As I talk with your son in my office, and as I stand behind the podium three times a week, I'm thinking about his perspective. I'm looking at the faces of those 19-year-olds, trying to determine whether they're following me, whether they'll be able to successfully complete the paper I've assigned. I modify my teaching approach based on their cues. I'm not a lecturer who takes pride in eccentricity and esotericism; I don't live in an ivory tower. I actually want to get through to these students and see them succeed. I want them to understand and think deeply about what they read and write, and I want that writing to be clear and substantive.

In the long view, I think about that student as a future professional and the weight of my responsibility. I'm the last stop before he hits the world of work. I envision him giving a presentation at a meeting, negotiating with colleagues about how to solve a problem, or reporting to his boss about the company's status. Will he be equipped?
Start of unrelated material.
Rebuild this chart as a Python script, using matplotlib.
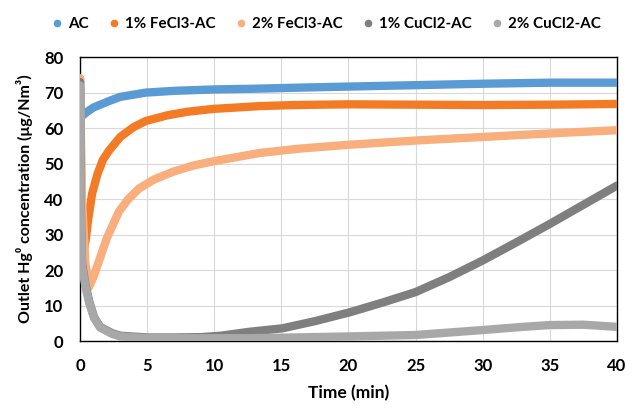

If any of these roles demand reading or writing, it's my job to prepare him.

So, in my interactions with students, I walk the line between abiding rigidly by my policies (Your paper's late. The penalty clock is running.) and summoning empathy for a kid just a few months out of the close bonds of high school. I recognize where he's been, but I also envision where he needs to go. In that office meeting, in that classroom, I'm 85 percent academic and 15 percent mom.

This doesn't mean that everything turns out all right in the end. The truth is that your son will stumble in the next year. The severity of the fall and the quality of the recovery may determine his academic and professional success. I, or a professor like me, could play a key role in this drama. You may never know the full circumstances of the situation, and neither, certainly, will I. He might fail -- the negotiation, the class, or the entire college experience. But if he lands on his feet, he'll take that experience and build on it for his next interaction with a professor. He'll return to campus sophomore year perhaps with a bit of swagger, but certainly with the confidence that he's "got this."

And when he walks across that stage to receive his diploma (hopefully some time in the next five years), I'll be right there in the crowd with you, cheering him on.